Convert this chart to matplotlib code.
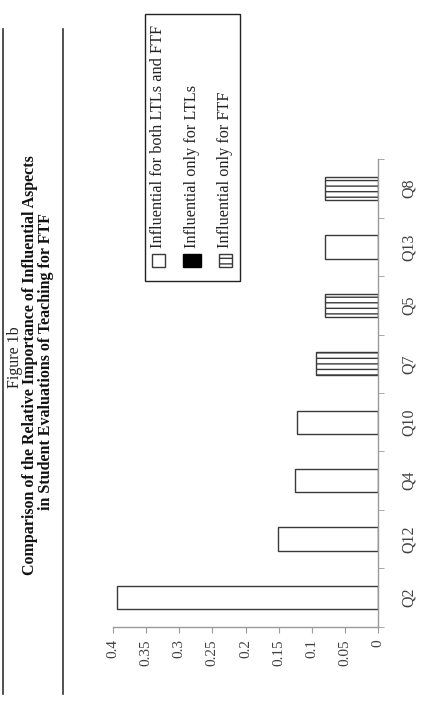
import matplotlib
matplotlib.use("Agg")
import matplotlib.pyplot as plt
from matplotlib.patches import Rectangle
from matplotlib.lines import Line2D

# ---- data ----
categories = ['Q2', 'Q12', 'Q4', 'Q10', 'Q7', 'Q5', 'Q13', 'Q8']
values = [0.394, 0.151, 0.126, 0.123, 0.094, 0.081, 0.081, 0.080]
groups = ['both', 'both', 'both', 'both', 'ftf', 'ftf', 'both', 'ftf']
series_labels = ['Influential for both LTLs and FTF',
                 'Influential only for LTLs',
                 'Influential only for FTF']
value_ticks = [0, 0.05, 0.1, 0.15, 0.2, 0.25, 0.3, 0.35, 0.4]
value_tick_labels = ['0', '0.05', '0.1', '0.15', '0.2', '0.25', '0.3', '0.35', '0.4']
title_lines = ['Figure 1b',
               'Comparison of the Relative Importance of Influential Aspects',
               'in Student Evaluations of Teaching for FTF']

W, H = 423, 719
plt.rcParams['font.family'] = ['Liberation Serif', 'DejaVu Serif']
plt.rcParams['hatch.linewidth'] = 1.0

fig = plt.figure(figsize=(W / 100, H / 100), dpi=100)

def fx(x):
    return x / W

def fy(y):
    return 1 - y / H

EDGE = '#3a3a3a'
AXC = '#9a9a9a'
TXT = '#404040'

styles = {
    'both': dict(facecolor='white', edgecolor=EDGE, hatch=None),
    'ltl': dict(facecolor='black', edgecolor='black', hatch=None),
    'ftf': dict(facecolor='white', edgecolor=EDGE, hatch='---'),
}

ax = fig.add_axes([fx(112.7), fy(626.7), fx(378.3) - fx(112.7), fy(159.3) - fy(626.7)])
pos = list(range(len(categories)))
for p, v, g in zip(pos, values, groups):
    st = styles[g]
    ax.barh(p, v, height=0.4, facecolor=st['facecolor'], edgecolor=st['edgecolor'],
            hatch=st['hatch'], linewidth=1.0)

ax.set_xlim(0.4, 0)
ax.set_ylim(-0.5, len(categories) - 0.5)
for s in ['top', 'left']:
    ax.spines[s].set_visible(False)
for s in ['bottom', 'right']:
    ax.spines[s].set_color(AXC)
    ax.spines[s].set_linewidth(1.0)

ax.set_xticks(value_ticks)
ax.set_xticklabels(value_tick_labels, rotation=90, fontsize=11, color=TXT)
ax.tick_params(axis='x', direction='out', length=4, color=AXC, pad=5)

ax.yaxis.tick_right()
ax.set_yticks(pos)
ax.set_yticklabels(categories, rotation=90, fontsize=11.5, color=TXT, va='center')
ax.set_yticks([p - 0.5 for p in pos] + [len(categories) - 0.5], minor=True)
ax.tick_params(axis='y', which='major', length=0, pad=16)
ax.tick_params(axis='y', which='minor', direction='out', length=4, color=AXC)
ax.tick_params(axis='y', which='both', left=False)
ax.set_facecolor('none')

# ---- legend (rotated) ----
fig.patches.append(Rectangle((fx(145), fy(281)), fx(240) - fx(145), fy(14) - fy(281),
                             transform=fig.transFigure, facecolor='white',
                             edgecolor='#222222', linewidth=1.0, zorder=1))
leg_keys = ['both', 'ltl', 'ftf']
leg_x = [158, 192, 225]
for key, lx, lab in zip(leg_keys, leg_x, series_labels):
    st = styles[key]
    w = 13 if key != 'ltl' else 18
    fig.patches.append(Rectangle((fx(lx - w / 2), fy(267)), fx(w), fy(254) - fy(267),
                                 transform=fig.transFigure, facecolor=st['facecolor'],
                                 edgecolor=st['edgecolor'], hatch=st['hatch'],
                                 linewidth=1.0, zorder=2))
    fig.text(fx(lx), fy(248), lab, rotation=90, rotation_mode='anchor',
             ha='left', va='center', fontsize=11.7, color='#222222', zorder=3)

# ---- title block ----
fig.text(fx(15), fy(357), title_lines[0], rotation=90, rotation_mode='anchor',
         ha='center', va='center', fontsize=11.5, color='#222222')
fig.text(fx(30.5), fy(365), title_lines[1], rotation=90, rotation_mode='anchor',
         ha='center', va='center', fontsize=11.5, fontweight='bold', color='#111111')
fig.text(fx(46), fy(362), title_lines[2], rotation=90, rotation_mode='anchor',
         ha='center', va='center', fontsize=11.5, fontweight='bold', color='#111111')

for xl in [2.7, 62.5]:
    fig.add_artist(Line2D([fx(xl), fx(xl)], [fy(29), fy(694)], transform=fig.transFigure,
                          color='#333333', linewidth=1.2))

fig.savefig('out.png', dpi=100)
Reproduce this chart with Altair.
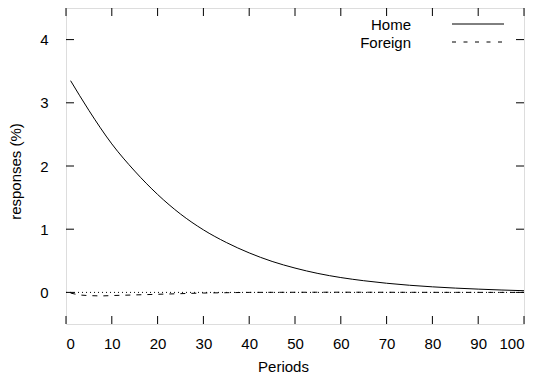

_Written instruction:_ Copy out all the records exactly, excluding pictures.

_Output for this task:_
Convert this chart to matplotlib code.
import matplotlib
matplotlib.use("Agg")
import matplotlib.pyplot as plt
from matplotlib.patches import Rectangle
from matplotlib.lines import Line2D

# ---- data ----
categories = ['Q2', 'Q12', 'Q4', 'Q10', 'Q7', 'Q5', 'Q13', 'Q8']
values = [0.394, 0.151, 0.126, 0.123, 0.094, 0.081, 0.081, 0.080]
groups = ['both', 'both', 'both', 'both', 'ftf', 'ftf', 'both', 'ftf']
series_labels = ['Influential for both LTLs and FTF',
                 'Influential only for LTLs',
                 'Influential only for FTF']
value_ticks = [0, 0.05, 0.1, 0.15, 0.2, 0.25, 0.3, 0.35, 0.4]
value_tick_labels = ['0', '0.05', '0.1', '0.15', '0.2', '0.25', '0.3', '0.35', '0.4']
title_lines = ['Figure 1b',
               'Comparison of the Relative Importance of Influential Aspects',
               'in Student Evaluations of Teaching for FTF']

W, H = 423, 719
plt.rcParams['font.family'] = ['Liberation Serif', 'DejaVu Serif']
plt.rcParams['hatch.linewidth'] = 1.0

fig = plt.figure(figsize=(W / 100, H / 100), dpi=100)

def fx(x):
    return x / W

def fy(y):
    return 1 - y / H

EDGE = '#3a3a3a'
AXC = '#9a9a9a'
TXT = '#404040'

styles = {
    'both': dict(facecolor='white', edgecolor=EDGE, hatch=None),
    'ltl': dict(facecolor='black', edgecolor='black', hatch=None),
    'ftf': dict(facecolor='white', edgecolor=EDGE, hatch='---'),
}

ax = fig.add_axes([fx(112.7), fy(626.7), fx(378.3) - fx(112.7), fy(159.3) - fy(626.7)])
pos = list(range(len(categories)))
for p, v, g in zip(pos, values, groups):
    st = styles[g]
    ax.barh(p, v, height=0.4, facecolor=st['facecolor'], edgecolor=st['edgecolor'],
            hatch=st['hatch'], linewidth=1.0)

ax.set_xlim(0.4, 0)
ax.set_ylim(-0.5, len(categories) - 0.5)
for s in ['top', 'left']:
    ax.spines[s].set_visible(False)
for s in ['bottom', 'right']:
    ax.spines[s].set_color(AXC)
    ax.spines[s].set_linewidth(1.0)

ax.set_xticks(value_ticks)
ax.set_xticklabels(value_tick_labels, rotation=90, fontsize=11, color=TXT)
ax.tick_params(axis='x', direction='out', length=4, color=AXC, pad=5)

ax.yaxis.tick_right()
ax.set_yticks(pos)
ax.set_yticklabels(categories, rotation=90, fontsize=11.5, color=TXT, va='center')
ax.set_yticks([p - 0.5 for p in pos] + [len(categories) - 0.5], minor=True)
ax.tick_params(axis='y', which='major', length=0, pad=16)
ax.tick_params(axis='y', which='minor', direction='out', length=4, color=AXC)
ax.tick_params(axis='y', which='both', left=False)
ax.set_facecolor('none')

# ---- legend (rotated) ----
fig.patches.append(Rectangle((fx(145), fy(281)), fx(240) - fx(145), fy(14) - fy(281),
                             transform=fig.transFigure, facecolor='white',
                             edgecolor='#222222', linewidth=1.0, zorder=1))
leg_keys = ['both', 'ltl', 'ftf']
leg_x = [158, 192, 225]
for key, lx, lab in zip(leg_keys, leg_x, series_labels):
    st = styles[key]
    w = 13 if key != 'ltl' else 18
    fig.patches.append(Rectangle((fx(lx - w / 2), fy(267)), fx(w), fy(254) - fy(267),
                                 transform=fig.transFigure, facecolor=st['facecolor'],
                                 edgecolor=st['edgecolor'], hatch=st['hatch'],
                                 linewidth=1.0, zorder=2))
    fig.text(fx(lx), fy(248), lab, rotation=90, rotation_mode='anchor',
             ha='left', va='center', fontsize=11.7, color='#222222', zorder=3)

# ---- title block ----
fig.text(fx(15), fy(357), title_lines[0], rotation=90, rotation_mode='anchor',
         ha='center', va='center', fontsize=11.5, color='#222222')
fig.text(fx(30.5), fy(365), title_lines[1], rotation=90, rotation_mode='anchor',
         ha='center', va='center', fontsize=11.5, fontweight='bold', color='#111111')
fig.text(fx(46), fy(362), title_lines[2], rotation=90, rotation_mode='anchor',
         ha='center', va='center', fontsize=11.5, fontweight='bold', color='#111111')

for xl in [2.7, 62.5]:
    fig.add_artist(Line2D([fx(xl), fx(xl)], [fy(29), fy(694)], transform=fig.transFigure,
                          color='#333333', linewidth=1.2))

fig.savefig('out.png', dpi=100)
Reproduce this chart with Altair.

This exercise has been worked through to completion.